Your argument here seems to suggest that change is possible only by drift (mostly through the concept of selection by consequences – biological and behavioral). Drift implies gradual, non-directed motion. This might be an OK description of the macro characteristics of a species, a planet, a universe and so on. It might even be an ok description of a persons life. A drift of values and behaviors…
I challenge your argument that there is nothing a “we” can do. I challenge your argument both on the concept of “drift” as the major mode of change and on the concept that we are powerless.
Many major changes to the universe, our planet, our species, our own lives come about rapidly, sometimes even out of a “spot” change.
First, a note about time scales. When we talk about change and use words like drift, spot changes, quick, and rapid we have to be talking in similar frames of reference of time and space.
Is drift a word you use relative to human life span? geological time scales? the universe’s life span?
Is a spot change considered something within our life time? shorter than a life time?
a) the birth of our current universe took far less than a second. (not a drift, a bang). Perhaps it was “drifting” towards this bang for a long time (impossible to know).
b) the dinosaurs, after millions of years of drift, were likely wiped pretty quickly (in natural evolutionary time scales)
http://en.wikipedia.org/wiki/Cretaceous%E2%80%93Tertiary_extinction_event (probably took a couple of generations or more, but the extinction did not take but a fraction of the species genetic span. and the world/environment changed within a generation and altered the lives of every creature on the planet)
c) The Pill changed the course of America and the Catholic church within 2 decades http://www.pbs.org/wgbh/amex/pill/timeline/timeline2.html. Note that fertility and birth rate changed by over 10% within 2 years in the early 70s. A spot change (combined with all sorts of other spot changes) that changed an entire generation (baby boom over, smaller families, liberated youth (no child consequences for sex) Fertility rate data: http://www.cdc.gov/nchs/data/statab/t001x01.pdf
d) Computing power. In less than 50 years, the computer has gone from 0 to over 1 billion computers in the world to 75% of the US population using the internet everyday. spot changes resulting include warfare, death of newspapers (another double digit % revenue loss so far this year), genetic finger printing,
These are just 4 of many rapid spot changes that happened. They didn’t drift and they weren’t all entirely from “things getting worse faster”.

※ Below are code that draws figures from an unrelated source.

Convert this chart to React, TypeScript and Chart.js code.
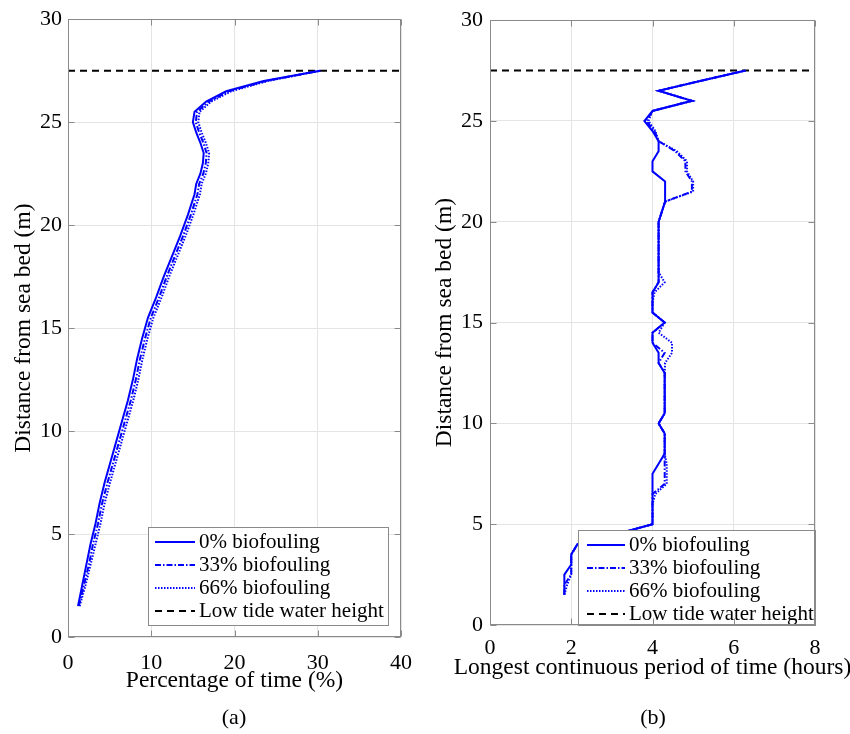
import React, { useEffect, useRef } from "react";
import { Chart, registerables } from "chart.js";
Chart.register(...registerables);

const FONT = '"Liberation Serif", "Times New Roman", Times, serif';

// ---------- data ----------
const seriesLabels = ["0% biofouling", "33% biofouling", "66% biofouling", "Low tide water height"];
const lowTideHeight = 27.5;

// (a) percentage of time vs distance from sea bed
const depthA = [1.5, 2.5, 3.5, 4.5, 5.5, 6.5, 7.5, 8.5, 9.5, 10.5, 11.5, 12.5, 13.5, 14.5, 15.5, 16.5, 17.5, 18.5, 19.5, 20.5, 21.5, 22, 22.5, 23, 23.5, 24, 24.5, 25, 25.5, 26, 26.5, 27, 27.5];
const pct0 = [1.2, 1.7, 2.2, 2.7, 3.3, 3.8, 4.4, 5.1, 5.8, 6.5, 7.2, 7.8, 8.3, 8.9, 9.6, 10.6, 11.5, 12.5, 13.5, 14.4, 15.2, 15.4, 15.9, 16.2, 16.3, 15.9, 15.4, 15.0, 15.2, 16.6, 19.0, 23.5, 30.3];
const pct33 = [1.3, 1.9, 2.5, 3.0, 3.6, 4.1, 4.75, 5.45, 6.15, 6.85, 7.55, 8.15, 8.65, 9.25, 9.95, 10.95, 11.85, 12.85, 13.85, 14.75, 15.55, 15.75, 16.25, 16.55, 16.65, 16.25, 15.75, 15.35, 15.5, 16.9, 19.3, 23.8, 30.3];
const pct66 = [1.4, 2.1, 2.7, 3.3, 3.9, 4.4, 5.05, 5.75, 6.45, 7.15, 7.85, 8.45, 8.95, 9.55, 10.25, 11.25, 12.15, 13.15, 14.15, 15.05, 15.85, 16.05, 16.55, 16.85, 16.95, 16.55, 16.05, 15.65, 15.8, 17.2, 19.6, 24.0, 30.3];

// (b) longest continuous period of time vs distance from sea bed
const depthB = [1.5, 2, 2.5, 3, 3.5, 4, 4.5, 5, 5.5, 6, 6.5, 7, 7.5, 8, 8.5, 9, 9.5, 10, 10.5, 11, 11.5, 12, 12.5, 13, 13.5, 14, 14.5, 15, 15.5, 16, 16.5, 17, 17.5, 18, 18.5, 19, 19.5, 20, 20.5, 21, 21.5, 22, 22.5, 23, 23.5, 24, 24.5, 25, 25.5, 26, 26.5, 27, 27.5];
const hrs0 = [1.83, 1.83, 1.83, 2.0, 2.0, 2.15, 3.1, 4.0, 4.0, 4.0, 4.0, 4.0, 4.0, 4.15, 4.3, 4.3, 4.3, 4.15, 4.3, 4.3, 4.3, 4.3, 4.3, 4.15, 4.15, 4.0, 4.0, 4.3, 4.0, 4.0, 4.0, 4.15, 4.15, 4.15, 4.15, 4.15, 4.15, 4.15, 4.23, 4.31, 4.31, 4.31, 4.0, 4.0, 4.15, 4.15, 4.0, 3.8, 4.0, 4.97, 4.15, 5.2, 6.29];
const hrs33 = [1.83, 1.83, 2.0, 2.0, 2.0, 2.15, 3.1, 4.0, 4.0, 4.0, 4.0, 4.3, 4.3, 4.3, 4.3, 4.3, 4.3, 4.15, 4.3, 4.3, 4.3, 4.3, 4.3, 4.15, 4.3, 4.0, 4.0, 4.3, 4.0, 4.0, 4.0, 4.15, 4.15, 4.15, 4.15, 4.15, 4.15, 4.15, 4.23, 4.31, 4.97, 4.97, 4.81, 4.81, 4.56, 4.15, 4.05, 3.85, 4.0, 4.97, 4.15, 5.2, 6.29];
const hrs66 = [1.83, 1.9, 2.0, 2.0, 2.0, 2.15, 3.1, 4.0, 4.0, 4.0, 4.07, 4.35, 4.35, 4.35, 4.3, 4.3, 4.3, 4.15, 4.3, 4.3, 4.3, 4.3, 4.3, 4.31, 4.48, 4.48, 4.15, 4.3, 4.0, 4.0, 4.05, 4.3, 4.15, 4.15, 4.15, 4.15, 4.15, 4.15, 4.23, 4.31, 5.0, 5.0, 4.85, 4.85, 4.6, 4.15, 4.07, 3.9, 4.0, 4.97, 4.15, 5.2, 6.29];

const axisA = { xMin: 0, xMax: 40, xStep: 10, yMin: 0, yMax: 30, yStep: 5 };
const axisB = { xMin: 0, xMax: 8, xStep: 2, yMin: 0, yMax: 30, yStep: 5 };
const xTitleA = "Percentage of time (%)";
const xTitleB = "Longest continuous period of time (hours)";
const yTitle = "Distance from sea bed (m)";

// ---------- styles ----------
const BLUE = "#0000ff";
const lineStyles = [
  { color: BLUE, dash: [] as number[], width: 2 },
  { color: BLUE, dash: [6, 2, 1.5, 2], width: 2 },
  { color: BLUE, dash: [1.5, 1.5], width: 2 },
  { color: "#000000", dash: [7, 5], width: 2 },
];
const TITLE_SIZE = 23.5;

const zip = (xs: number[], ys: number[]) => xs.map((x, i) => ({ x, y: ys[i] }));

const frameLegendPlugin = {
  id: "frameLegend",
  afterDatasetsDraw(chart: any, _args: any, opts: any) {
    const { ctx, chartArea: ca } = chart;
    const lg = opts.legend;
    ctx.save();
    // legend box
    const x1 = Math.round(ca.right - lg.right - lg.width);
    const y1 = Math.round(ca.bottom - lg.bottom - lg.height);
    ctx.fillStyle = "#ffffff";
    ctx.fillRect(x1, y1, lg.width, lg.height);
    ctx.strokeStyle = "#8a8a8a";
    ctx.lineWidth = 1;
    ctx.setLineDash([]);
    ctx.strokeRect(x1 + 0.5, y1 + 0.5, lg.width, lg.height);
    chart.data.datasets.forEach((ds: any, i: number) => {
      const cy = y1 + lg.firstRow + i * lg.rowGap;
      ctx.strokeStyle = ds.borderColor;
      ctx.lineWidth = ds.borderWidth;
      ctx.setLineDash(ds.borderDash || []);
      ctx.beginPath();
      ctx.moveTo(x1 + lg.sampleStart, cy);
      ctx.lineTo(x1 + lg.sampleEnd, cy);
      ctx.stroke();
      ctx.setLineDash([]);
      ctx.fillStyle = "#000";
      ctx.font = `21px ${FONT}`;
      ctx.textBaseline = "middle";
      ctx.textAlign = "left";
      ctx.fillText(ds.label, x1 + lg.textX, cy);
    });
    // axes frame with inward ticks
    const L = Math.round(ca.left) + 0.5;
    const R = Math.round(ca.right) - 0.5;
    const T = Math.round(ca.top) + 0.5;
    const B = Math.round(ca.bottom) - 0.5;
    ctx.strokeStyle = "#8a8a8a";
    ctx.lineWidth = 1;
    ctx.strokeRect(L, T, R - L, B - T);
    const tl = 6;
    const xs = chart.scales.x;
    const ys = chart.scales.y;
    ctx.beginPath();
    xs.ticks.forEach((_t: any, i: number) => {
      const px = Math.round(xs.getPixelForTick(i)) + 0.5;
      ctx.moveTo(px, B);
      ctx.lineTo(px, B - tl);
      ctx.moveTo(px, T);
      ctx.lineTo(px, T + tl);
    });
    ys.ticks.forEach((_t: any, i: number) => {
      const py = Math.round(ys.getPixelForTick(i)) + 0.5;
      ctx.moveTo(L, py);
      ctx.lineTo(L + tl, py);
      ctx.moveTo(R, py);
      ctx.lineTo(R - tl, py);
    });
    ctx.stroke();
    // x-axis title (drawn without width compression)
    ctx.fillStyle = "#000";
    ctx.font = `${TITLE_SIZE}px ${FONT}`;
    ctx.textAlign = "center";
    ctx.textBaseline = "middle";
    ctx.fillText(opts.xTitle, (ca.left + ca.right) / 2, opts.xTitleY);
    ctx.restore();
  },
};

type PanelProps = {
  xVals: number[][];
  yVals: number[];
  axis: typeof axisA;
  xTitle: string;
  layout: any;
};

function makeConfig(p: PanelProps) {
  const datasets = p.xVals.map((xs, i) => ({
    label: seriesLabels[i],
    data: zip(xs, p.yVals),
    borderColor: lineStyles[i].color,
    borderWidth: lineStyles[i].width,
    borderDash: lineStyles[i].dash,
    pointRadius: 0,
    tension: 0,
    showLine: true,
    fill: false,
  }));
  datasets.push({
    label: seriesLabels[3],
    data: [
      { x: p.axis.xMin, y: lowTideHeight },
      { x: p.axis.xMax, y: lowTideHeight },
    ],
    borderColor: lineStyles[3].color,
    borderWidth: lineStyles[3].width,
    borderDash: lineStyles[3].dash,
    pointRadius: 0,
    tension: 0,
    showLine: true,
    fill: false,
  });
  const lay = p.layout;
  const tickFont = { family: FONT, size: 22 };
  return {
    type: "scatter" as const,
    data: { datasets },
    plugins: [frameLegendPlugin],
    options: {
      animation: false,
      responsive: false,
      maintainAspectRatio: false,
      layout: { padding: lay.padding },
      plugins: {
        legend: { display: false },
        tooltip: { enabled: false },
        frameLegend: { legend: lay.legend, xTitle: p.xTitle, xTitleY: lay.xTitleY },
      },
      scales: {
        x: {
          type: "linear",
          min: p.axis.xMin,
          max: p.axis.xMax,
          ticks: { stepSize: p.axis.xStep, padding: lay.xTickPad, color: "#000", font: tickFont, maxRotation: 0 },
          grid: { color: "#e4e4e4", drawTicks: false },
          border: { display: false },
          title: { display: false },
          afterFit: (s: any) => {
            s.height = lay.xHeight;
          },
        },
        y: {
          type: "linear",
          min: p.axis.yMin,
          max: p.axis.yMax,
          ticks: { stepSize: p.axis.yStep, padding: lay.yTickPad, color: "#000", font: tickFont },
          grid: { color: "#e4e4e4", drawTicks: false },
          border: { display: false },
          title: {
            display: true,
            text: yTitle,
            color: "#000",
            font: { family: FONT, size: TITLE_SIZE },
            padding: { top: lay.yTitlePadTop, bottom: 0 },
          },
          afterFit: (s: any) => {
            s.width = lay.yWidth;
          },
        },
      },
    },
  };
}

function Panel(props: PanelProps & { left: number }) {
  const ref = useRef<HTMLCanvasElement | null>(null);
  useEffect(() => {
    if (!ref.current) return;
    const chart = new Chart(ref.current, makeConfig(props) as any);
    return () => chart.destroy();
  }, []);
  return (
    <canvas
      ref={ref}
      width={425}
      height={734}
      style={{ position: "absolute", left: props.left, top: 0, width: 425, height: 734 }}
    />
  );
}

const layoutA = {
  padding: { left: 0, top: 17, right: 24, bottom: 0 },
  xHeight: 97,
  yWidth: 68,
  xTickPad: 13,
  yTickPad: 6,
  xTitleY: 681,
  yTitlePadTop: 10,
  legend: { right: 13, bottom: 12, width: 240, height: 98, firstRow: 15, rowGap: 23, sampleStart: 7, sampleEnd: 47, textX: 51 },
};
const layoutB = {
  padding: { left: 0, top: 16, right: 35, bottom: 0 },
  xHeight: 109,
  yWidth: 65,
  xTickPad: 10,
  yTickPad: 7,
  xTitleY: 668,
  yTitlePadTop: 6,
  legend: { right: 0, bottom: 0, width: 237, height: 95, firstRow: 15, rowGap: 23, sampleStart: 9, sampleEnd: 47, textX: 51 },
};

export default function App() {
  const caption: React.CSSProperties = {
    position: "absolute",
    top: 704,
    fontFamily: FONT,
    fontSize: 22,
    lineHeight: "26px",
    color: "#000",
    transform: "translateX(-50%)",
    whiteSpace: "nowrap",
  };
  return (
    <div style={{ position: "fixed", left: 0, top: 0, width: 850, height: 734, background: "#fff", overflow: "hidden" }}>
      <Panel left={0} xVals={[pct0, pct33, pct66]} yVals={depthA} axis={axisA} xTitle={xTitleA} layout={layoutA} />
      <Panel left={425} xVals={[hrs0, hrs33, hrs66]} yVals={depthB} axis={axisB} xTitle={xTitleB} layout={layoutB} />
      <div style={{ ...caption, left: 234 }}>(a)</div>
      <div style={{ ...caption, left: 653 }}>(b)</div>
    </div>
  );
}
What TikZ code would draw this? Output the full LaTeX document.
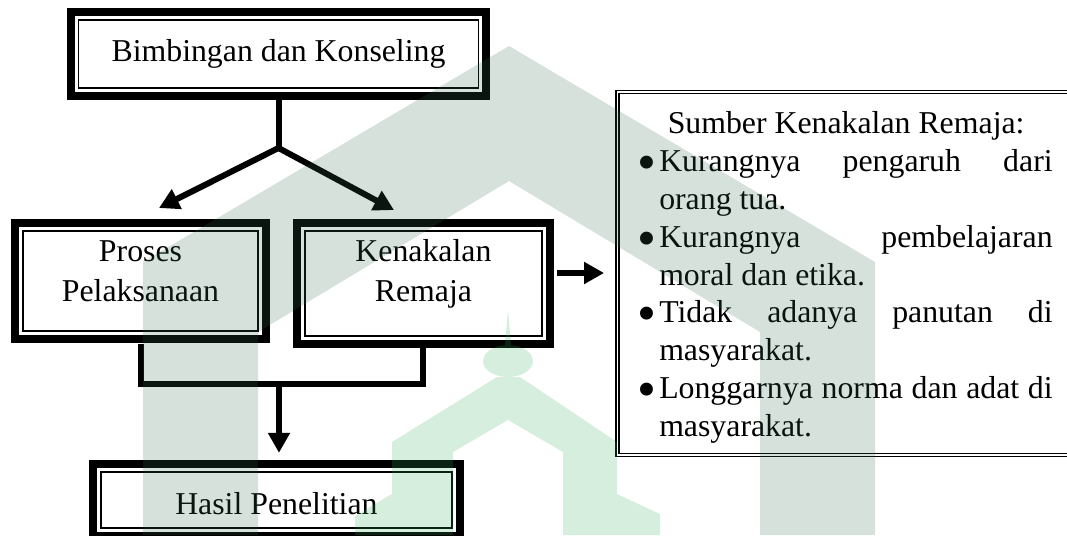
\documentclass[tikz,border=0pt]{standalone}
\usepackage{fontspec}
\setmainfont{Liberation Serif}
\usepackage{graphicx}
\usetikzlibrary{arrows.meta}
\definecolor{wmabu}{RGB}{50,105,80}
\definecolor{wmhijau}{RGB}{50,170,85}
\newcommand{\hurufkotak}{\fontsize{18.1pt}{0.8cm}\selectfont}
\newcommand{\hurufdaftar}{\fontsize{18.1pt}{0.76cm}\selectfont}
\newcommand{\duabaris}[2]{\begin{tabular}[t]{@{}c@{}}#1\\#2\end{tabular}}
\newcommand{\butir}{\llap{\raisebox{-0.18cm}{\scalebox{1.7}{\textbullet}}\hspace{0.05cm}}}
\newcommand{\penuh}[1]{\makebox[7.87cm][s]{#1}}

\begin{document}
\begin{tikzpicture}[x=0.02cm, y=-0.02cm,
    kotak/.style={draw, line width=0.036cm, inner sep=0pt, outer sep=0pt, font=\hurufkotak},
    bingkai/.style={line width=0.16cm},
    garis/.style={line width=0.12cm},
    panah/.style={garis, -{Triangle[length=0.4cm, width=0.42cm]}}]
    \useasboundingbox (0,0) rectangle (1067,535);
    \clip (0,0) rectangle (1067,535);

    % kotak utama
    \node[kotak, minimum width=8cm, minimum height=1.368cm, text height=0.44cm, text depth=0.124cm] (bk) at (278.5,53.8) {Bimbingan dan Konseling};
    \node[kotak, minimum width=4.7cm, minimum height=2cm, text height=0.44cm, text depth=1.24cm] (pp) at (140.5,281) {\duabaris{Proses}{Pelaksanaan}};
    \node[kotak, minimum width=4.734cm, minimum height=2.092cm, text height=0.44cm, text depth=1.332cm] (kr) at (423.4,283.3) {\duabaris{Kenakalan}{Remaja}};
    \node[kotak, minimum width=7.016cm, minimum height=1.128cm, text height=0.72cm, text depth=0.132cm] (hp) at (276.4,500) {Hasil Penelitian};
    \foreach \n in {bk,pp,kr,hp}
        \draw[bingkai] ([shift={(-0.16cm,0.16cm)}]\n.north west) rectangle ([shift={(0.16cm,-0.16cm)}]\n.south east);

    \node[draw, double, double distance=0.036cm, line width=0.026cm, inner sep=0pt, outer sep=0pt,
          minimum width=9.538cm, minimum height=7.26cm, text height=0.44cm, text depth=6.06cm,
          font=\hurufdaftar] (sk) at (855.95,273.5) {%
        \begin{tabular}[t]{@{}l@{}}
            \hspace*{0.17cm}Sumber Kenakalan Remaja:\\
            \butir\penuh{Kurangnya pengaruh dari}\\
            orang tua.\\
            \butir\penuh{Kurangnya pembelajaran}\\
            moral dan etika.\\
            \butir\penuh{Tidak adanya panutan di}\\
            masyarakat.\\
            \butir\penuh{Longgarnya norma dan adat di}\\
            masyarakat.
        \end{tabular}};

    % penghubung
    \coordinate (cabang) at ([yshift=-1.2cm]bk.south);
    \coordinate (gabung) at (279,384);
    \draw[garis] ([yshift=-0.16cm]bk.south) -- (cabang);
    \draw[panah] (cabang) -- ([shift={(0.37cm,0.46cm)}]pp.north);
    \draw[panah] (cabang) -- ([shift={(-0.588cm,0.42cm)}]kr.north);
    \draw[garis] ([yshift=-0.26cm]pp.south) |- (gabung) -| ([yshift=-0.24cm]kr.south);
    \draw[panah, shorten >=0.38cm] (gabung) -- (gabung |- hp.north);
    \coordinate (mulai) at ([shift={(0.306cm,0.206cm)}]kr.east);
    \draw[panah, shorten >=0.27cm] (mulai) -- (mulai -| sk.west);

    % tanda air
    \fill[wmabu, fill opacity=0.2] (143,535) -- (143,262) -- (509,46) -- (875,262) -- (875,535) -- (760,535)
        -- (760,332) -- (509,181) -- (258,332) -- (258,535) -- cycle;
    \fill[wmhijau, fill opacity=0.2] (355,535) -- (355,516) -- (392,494) -- (392,442) -- (497,377) -- (520,377)
        -- (617,442) -- (617,494) -- (660,514) -- (660,535) -- (563,535) -- (563,452) -- (508,420)
        -- (453,452) -- (453,535) -- cycle;
    \fill[wmhijau, fill opacity=0.2] (508,361) ellipse[x radius=0.5cm, y radius=0.32cm];
    \fill[wmhijau, fill opacity=0.2] (508,310) -- (511,345) -- (505,345) -- cycle;
\end{tikzpicture}
\end{document}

Perhaps we should limit our argument to just changes in public policy. Can changes there happen without things getting worse faster? Can voting, protests, organization, running for office, hitting the streets make a difference rapidly enough to be recognizable?
a) US is only ~200 years old. That’s roughly 20 generations. Have we seen recognizable policy changes in the US within 20 generations? And were these changes outside of the drift of civil rights and other long standing issues?
The Fed. The fed came about at the turn of the 20th century. Totally new policy http://en.wikipedia.org/wiki/Federal_Reserve
This type of system couldn’t even have been conceived before the 20th century in this form.
I’d say the Fed has had an enormous impact on policy and our own individual lives.
Stem Cells. Cloning. In vitro. All these have dramatic policy impacts that aren’t subject to the drift argument because the technology is so new and the demand so high to figure out how to best use this.
b) Consider China. In our lifetime, that whole country has shifted. Was it getting bad so fast that it had to do it? Seems like it was drifting, not sure if good or bad drifting, and now the consequences quickly aligned to push it to where it is.
More examples can be found.
What is it that should be measured that isn’t measured? We have data on everything. Perhaps that data isn’t reported nor popularized, so it appears we don’t have the data.